על החוקים לפרטיהם, ספר ד י״זOn the Special Laws, Book IV 17

א׳
1[100] At the same time he also denied to the members of the sacred Commonwealth unrestricted liberty to use and partake of the other kinds of food. All the animals of land, sea or air whose flesh is the finest and fattest, thus titillating and exciting the malignant foe pleasure, he sternly forbade them to eat, knowing that they set a trap for the most slavish of the senses, the taste, and produce gluttony, an evil very dangerous both to soul and body. For gluttony begets indigestion which is the source and origin of all distempers and infirmities.
ב׳
2[101] Now among the different kinds of land animals there is none whose flesh is so delicious as the pig’s, as all who eat it agree, and among the aquatic animals the same may be said of such species as are scaleless. … Having special gifts for inciting to self-control those who have a natural tendency to virtue, he trains and drills them by frugality and simple contentedness and endeavours to get rid of extravagance.
ג׳
3[102] He approved neither of rigorous austerity like the Spartan legislator, nor of dainty living, like him who introduced the Ionians and Sybarites to luxurious and voluptuous practices. Instead he opened up a path midway between the two. He relaxed the overstrained and tightened the lax, and as on an instrument of music blended the very high and the very low at each end of the scale with the middle chord, thus producing a life of harmony and concord which none can blame.
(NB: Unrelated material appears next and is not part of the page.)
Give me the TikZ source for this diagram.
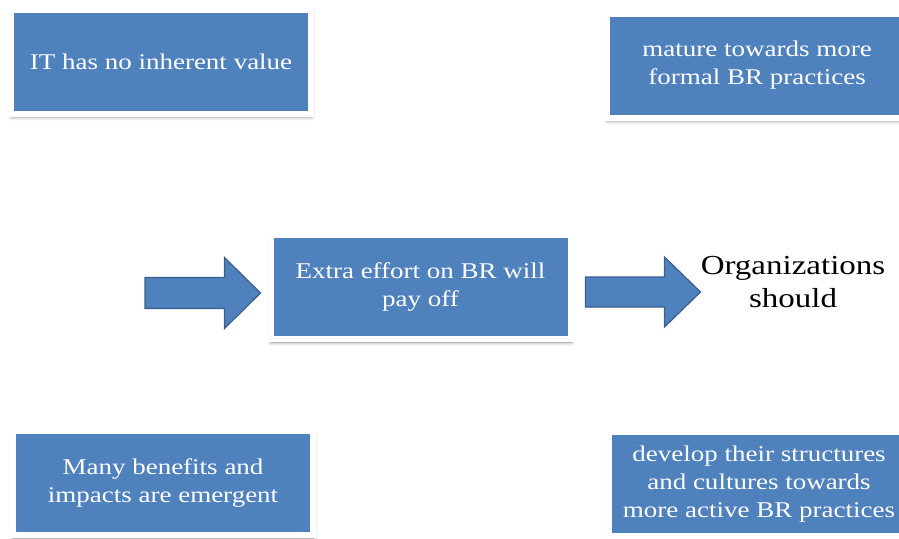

Consequently he neglected nothing, but drew up very careful rules as to what they should or should not take as food.
ד׳
4[103] Possibly it might be thought just that all wild beasts that feed on human flesh should suffer from men what men have suffered from them. But Moses would have us abstain from the enjoyment of such, even though they provide a very appetizing and delectable repast. He was considering what is suitable to a gentle-mannered soul, for though it is fitting enough that one should suffer for what one has done, it is not fitting conduct for the sufferers to retaliate it on the wrongdoers, lest the savage passion of anger should turn them unawares into beasts.
ה׳
5[104] So careful is he against this danger that wishing to restrain by implication the appetite for the food just mentioned, he also strictly forbade them to eat the other carnivorous animals. He distinguished between them and the graminivorous which he grouped with the gentle kind since indeed they are naturally tame and live on the gentle fruits which the earth produces and do nothing by way of attempting the life of others.